Copy out the listing that follows exactly, dropping every picture.

(Figure scripts)
▼

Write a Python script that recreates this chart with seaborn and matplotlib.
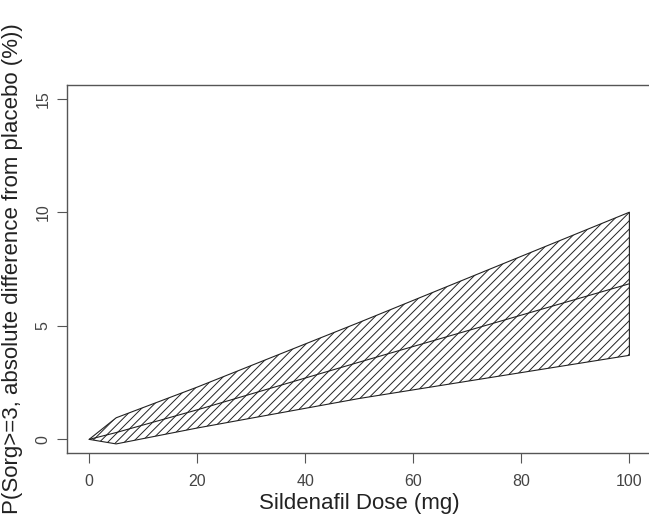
import matplotlib
matplotlib.use('Agg')
import matplotlib.pyplot as plt
import numpy as np
import pandas as pd
import seaborn as sns

## Values
dose = [0, 5, 20, 50, 100]
mean_diff = [0, 0.3, 1.3, 3.4, 6.85]
lower_ci = [0, -0.2, 0.5, 1.8, 3.7]
upper_ci = [0, 0.95, 2.3, 5.15, 10.0]

x_ticks = [0, 20, 40, 60, 80, 100]
y_ticks = [0, 5, 10, 15]

df = pd.DataFrame({'dose': dose, 'mean': mean_diff, 'lower': lower_ci, 'upper': upper_ci})

sns.set_theme(style='white')
plt.rcParams['font.family'] = ['Liberation Sans', 'DejaVu Sans']
plt.rcParams['hatch.linewidth'] = 0.7
plt.rcParams['hatch.color'] = '#222222'

fig = plt.figure(figsize=(6.49, 5.18), dpi=100)
ax = fig.add_axes([67 / 649, 65 / 518, 584 / 649, 368 / 518])

# hatched confidence band
ax.fill_between(df['dose'], df['lower'], df['upper'], facecolor='white',
                edgecolor='#222222', hatch='////', linewidth=0.8)
sns.lineplot(data=df, x='dose', y='mean', color='#222222', linewidth=0.8, ax=ax)

ax.set_xlim(-4.1, 104)
ax.set_ylim(-0.6, 15.6)
ax.set_xticks(x_ticks)
ax.set_yticks(y_ticks)
ax.set_yticklabels([str(t) for t in y_ticks], rotation=90, va='center')

for s in ['left', 'bottom', 'top']:
    ax.spines[s].set_color('#555555')
    ax.spines[s].set_linewidth(1.0)
ax.spines['right'].set_visible(False)

ax.tick_params(axis='both', direction='out', length=7, width=0.8, color='#555555',
               labelsize=11.5, labelcolor='#444444', left=True, bottom=True)
ax.tick_params(axis='y', pad=5)
ax.tick_params(axis='x', pad=8)

ax.set_xlabel('Sildenafil Dose (mg)', fontsize=16, color='#222222', labelpad=3)
ax.set_ylabel('P(Sorg>=3, absolute difference from placebo (%))', fontsize=16,
              color='#222222', labelpad=9)

plt.savefig('out.png', dpi=100)
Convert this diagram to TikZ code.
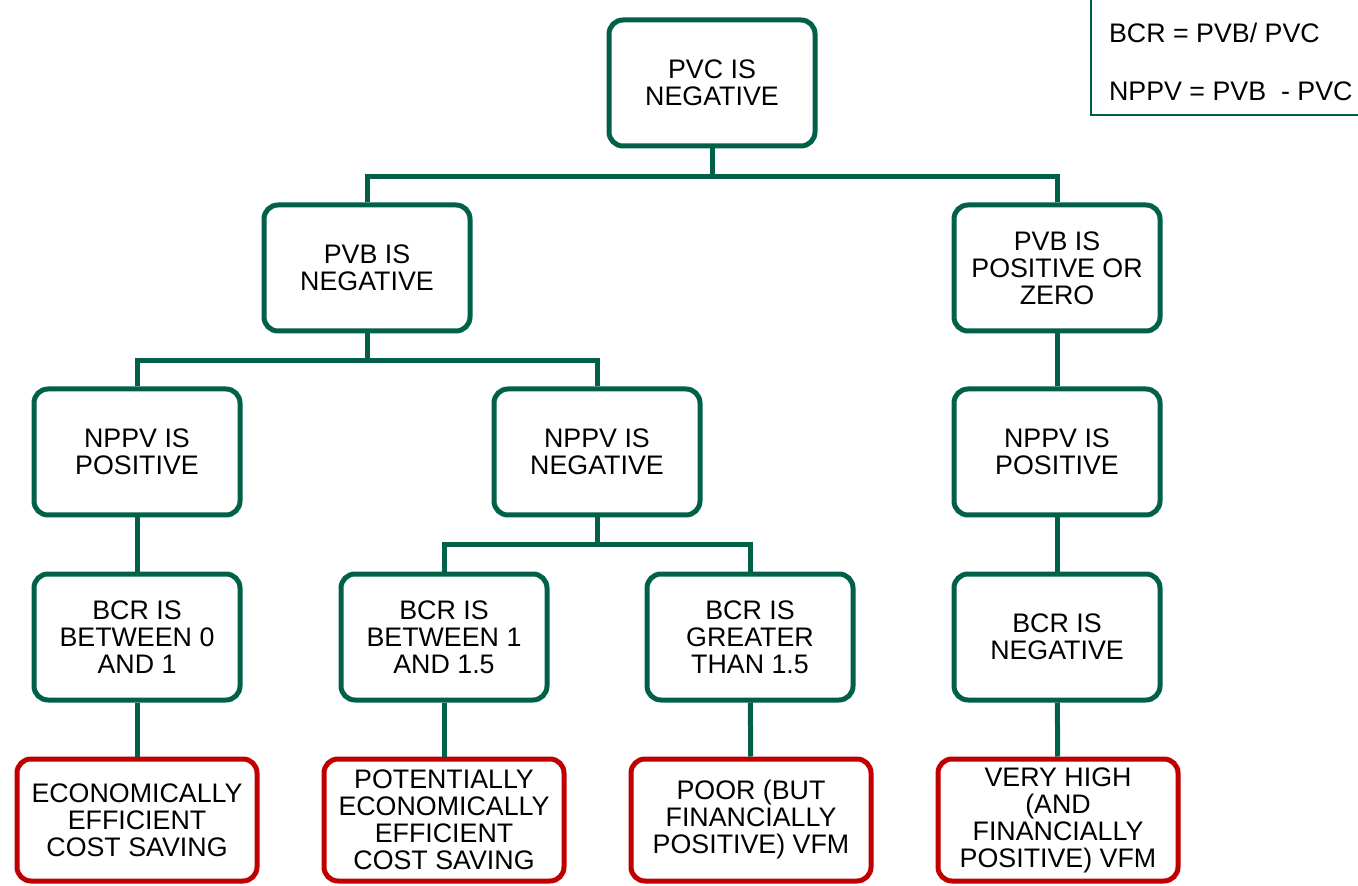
\documentclass[tikz,border=0pt]{standalone}
\usepackage{fontspec}
\setmainfont{Liberation Sans}
\definecolor{boxgreen}{RGB}{0,96,72}
\definecolor{boxred}{RGB}{192,0,0}

\begin{document}
\begin{tikzpicture}[x=0.5pt,y=-0.5pt,
    test/.style={draw=boxgreen, line width=2.5pt, rounded corners=7pt, fill=white,
      minimum width=103pt, minimum height=63pt, align=center,
      font=\fontsize{13.4}{13.5}\selectfont},
    result/.style={test, draw=boxred, minimum width=120pt, minimum height=61pt},
    link/.style={draw=boxgreen, line width=2.5pt},
    key/.style={draw=boxgreen, line width=0.8pt, align=left, minimum width=140pt,
      minimum height=59pt, inner xsep=9pt, font=\fontsize{13.4}{13.5}\selectfont}]
    \useasboundingbox (0,0) rectangle (1358,886);

    % Tree nodes
    \node [test] (pvc) at (712,83) {PVC IS\\NEGATIVE};
    \node [test] (pvbneg) at (367,268) {PVB IS\\NEGATIVE};
    \node [test] (pvbpos) at (1057,268) {PVB IS\\POSITIVE OR\\ZERO};
    \node [test] (nppvpos) at (137,452) {NPPV IS\\POSITIVE};
    \node [test] (nppvneg) at (597,452) {NPPV IS\\NEGATIVE};
    \node [test] (nppvposb) at (1057,452) {NPPV IS\\POSITIVE};
    \node [test] (bcrlow) at (137,637) {BCR IS\\BETWEEN 0\\AND 1};
    \node [test] (bcrmid) at (444,637) {BCR IS\\BETWEEN 1\\AND 1.5};
    \node [test] (bcrhigh) at (750,637) {BCR IS\\GREATER\\THAN 1.5};
    \node [test] (bcrneg) at (1057,637) {BCR IS\\NEGATIVE};

    % Outcomes
    \node [result] (costsave) at (137,820) {ECONOMICALLY\\EFFICIENT\\COST SAVING};
    \node [result] (potsave) at (444,820) {POTENTIALLY\\ECONOMICALLY\\EFFICIENT\\COST SAVING};
    \node [result] (poorvfm) at (751,820) {POOR (BUT\\FINANCIALLY\\POSITIVE) VFM};
    \node [result] (highvfm) at (1058,820) {VERY HIGH\\(AND\\FINANCIALLY\\POSITIVE) VFM};

    % Legend
    \node [key, anchor=north west] (legend) at (1090,-4) {\rule{0pt}{16pt}BCR = PVB/ PVC\\[15.5pt]NPPV = PVB\ \ - PVC};

    % Connectors
    \draw [link] (pvc.south) -- ++(0,28) -| (pvbneg.north);
    \draw [link] (pvc.south) -- ++(0,28) -| (pvbpos.north);
    \draw [link] (pvbneg.south) -- ++(0,27) -| (nppvpos.north);
    \draw [link] (pvbneg.south) -- ++(0,27) -| (nppvneg.north);
    \draw [link] (nppvneg.south) -- ++(0,27) -| (bcrmid.north);
    \draw [link] (nppvneg.south) -- ++(0,27) -| (bcrhigh.north);
    \draw [link] (pvbpos) -- (nppvposb);
    \draw [link] (nppvpos) -- (bcrlow);
    \draw [link] (nppvposb) -- (bcrneg);
    \draw [link] (bcrlow) -- (costsave);
    \draw [link] (bcrmid) -- (potsave);
    \draw [link] (bcrhigh) -- (poorvfm);
    \draw [link] (bcrneg) -- (highvfm);

\end{tikzpicture}
\end{document}
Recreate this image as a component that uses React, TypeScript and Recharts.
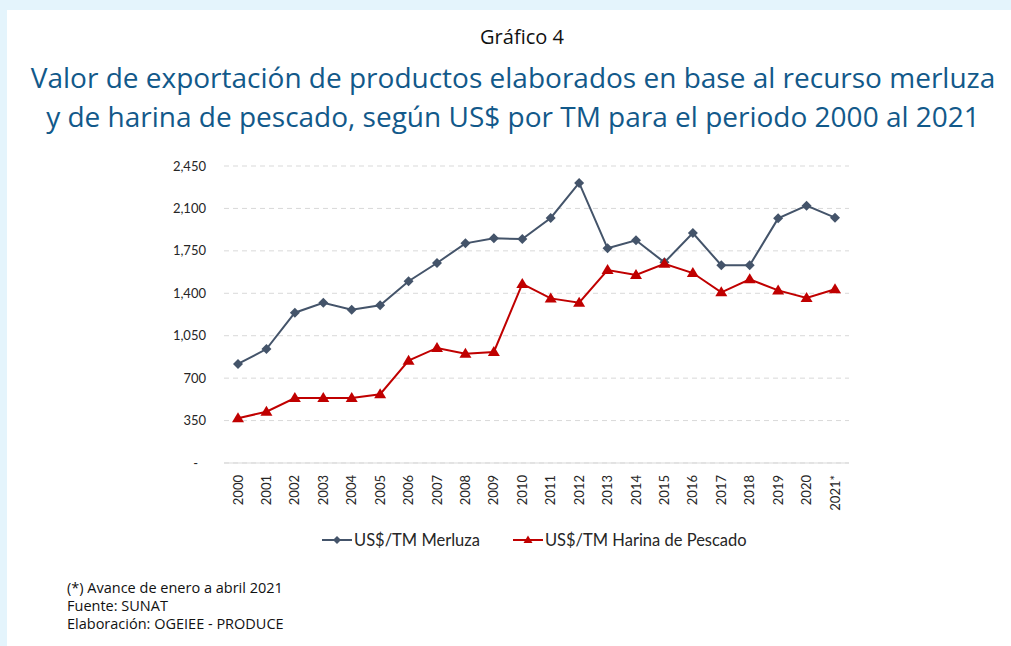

▲

## Task answer
Write a Python script that recreates this chart with seaborn and matplotlib.
import matplotlib
matplotlib.use('Agg')
import matplotlib.pyplot as plt
import numpy as np
import pandas as pd
import seaborn as sns

## Values
dose = [0, 5, 20, 50, 100]
mean_diff = [0, 0.3, 1.3, 3.4, 6.85]
lower_ci = [0, -0.2, 0.5, 1.8, 3.7]
upper_ci = [0, 0.95, 2.3, 5.15, 10.0]

x_ticks = [0, 20, 40, 60, 80, 100]
y_ticks = [0, 5, 10, 15]

df = pd.DataFrame({'dose': dose, 'mean': mean_diff, 'lower': lower_ci, 'upper': upper_ci})

sns.set_theme(style='white')
plt.rcParams['font.family'] = ['Liberation Sans', 'DejaVu Sans']
plt.rcParams['hatch.linewidth'] = 0.7
plt.rcParams['hatch.color'] = '#222222'

fig = plt.figure(figsize=(6.49, 5.18), dpi=100)
ax = fig.add_axes([67 / 649, 65 / 518, 584 / 649, 368 / 518])

# hatched confidence band
ax.fill_between(df['dose'], df['lower'], df['upper'], facecolor='white',
                edgecolor='#222222', hatch='////', linewidth=0.8)
sns.lineplot(data=df, x='dose', y='mean', color='#222222', linewidth=0.8, ax=ax)

ax.set_xlim(-4.1, 104)
ax.set_ylim(-0.6, 15.6)
ax.set_xticks(x_ticks)
ax.set_yticks(y_ticks)
ax.set_yticklabels([str(t) for t in y_ticks], rotation=90, va='center')

for s in ['left', 'bottom', 'top']:
    ax.spines[s].set_color('#555555')
    ax.spines[s].set_linewidth(1.0)
ax.spines['right'].set_visible(False)

ax.tick_params(axis='both', direction='out', length=7, width=0.8, color='#555555',
               labelsize=11.5, labelcolor='#444444', left=True, bottom=True)
ax.tick_params(axis='y', pad=5)
ax.tick_params(axis='x', pad=8)

ax.set_xlabel('Sildenafil Dose (mg)', fontsize=16, color='#222222', labelpad=3)
ax.set_ylabel('P(Sorg>=3, absolute difference from placebo (%))', fontsize=16,
              color='#222222', labelpad=9)

plt.savefig('out.png', dpi=100)
Convert this diagram to TikZ code.
\documentclass[tikz,border=0pt]{standalone}
\usepackage{fontspec}
\setmainfont{Liberation Sans}
\definecolor{boxgreen}{RGB}{0,96,72}
\definecolor{boxred}{RGB}{192,0,0}

\begin{document}
\begin{tikzpicture}[x=0.5pt,y=-0.5pt,
    test/.style={draw=boxgreen, line width=2.5pt, rounded corners=7pt, fill=white,
      minimum width=103pt, minimum height=63pt, align=center,
      font=\fontsize{13.4}{13.5}\selectfont},
    result/.style={test, draw=boxred, minimum width=120pt, minimum height=61pt},
    link/.style={draw=boxgreen, line width=2.5pt},
    key/.style={draw=boxgreen, line width=0.8pt, align=left, minimum width=140pt,
      minimum height=59pt, inner xsep=9pt, font=\fontsize{13.4}{13.5}\selectfont}]
    \useasboundingbox (0,0) rectangle (1358,886);

    % Tree nodes
    \node [test] (pvc) at (712,83) {PVC IS\\NEGATIVE};
    \node [test] (pvbneg) at (367,268) {PVB IS\\NEGATIVE};
    \node [test] (pvbpos) at (1057,268) {PVB IS\\POSITIVE OR\\ZERO};
    \node [test] (nppvpos) at (137,452) {NPPV IS\\POSITIVE};
    \node [test] (nppvneg) at (597,452) {NPPV IS\\NEGATIVE};
    \node [test] (nppvposb) at (1057,452) {NPPV IS\\POSITIVE};
    \node [test] (bcrlow) at (137,637) {BCR IS\\BETWEEN 0\\AND 1};
    \node [test] (bcrmid) at (444,637) {BCR IS\\BETWEEN 1\\AND 1.5};
    \node [test] (bcrhigh) at (750,637) {BCR IS\\GREATER\\THAN 1.5};
    \node [test] (bcrneg) at (1057,637) {BCR IS\\NEGATIVE};

    % Outcomes
    \node [result] (costsave) at (137,820) {ECONOMICALLY\\EFFICIENT\\COST SAVING};
    \node [result] (potsave) at (444,820) {POTENTIALLY\\ECONOMICALLY\\EFFICIENT\\COST SAVING};
    \node [result] (poorvfm) at (751,820) {POOR (BUT\\FINANCIALLY\\POSITIVE) VFM};
    \node [result] (highvfm) at (1058,820) {VERY HIGH\\(AND\\FINANCIALLY\\POSITIVE) VFM};

    % Legend
    \node [key, anchor=north west] (legend) at (1090,-4) {\rule{0pt}{16pt}BCR = PVB/ PVC\\[15.5pt]NPPV = PVB\ \ - PVC};

    % Connectors
    \draw [link] (pvc.south) -- ++(0,28) -| (pvbneg.north);
    \draw [link] (pvc.south) -- ++(0,28) -| (pvbpos.north);
    \draw [link] (pvbneg.south) -- ++(0,27) -| (nppvpos.north);
    \draw [link] (pvbneg.south) -- ++(0,27) -| (nppvneg.north);
    \draw [link] (nppvneg.south) -- ++(0,27) -| (bcrmid.north);
    \draw [link] (nppvneg.south) -- ++(0,27) -| (bcrhigh.north);
    \draw [link] (pvbpos) -- (nppvposb);
    \draw [link] (nppvpos) -- (bcrlow);
    \draw [link] (nppvposb) -- (bcrneg);
    \draw [link] (bcrlow) -- (costsave);
    \draw [link] (bcrmid) -- (potsave);
    \draw [link] (bcrhigh) -- (poorvfm);
    \draw [link] (bcrneg) -- (highvfm);

\end{tikzpicture}
\end{document}
Recreate this image as a component that uses React, TypeScript and Recharts.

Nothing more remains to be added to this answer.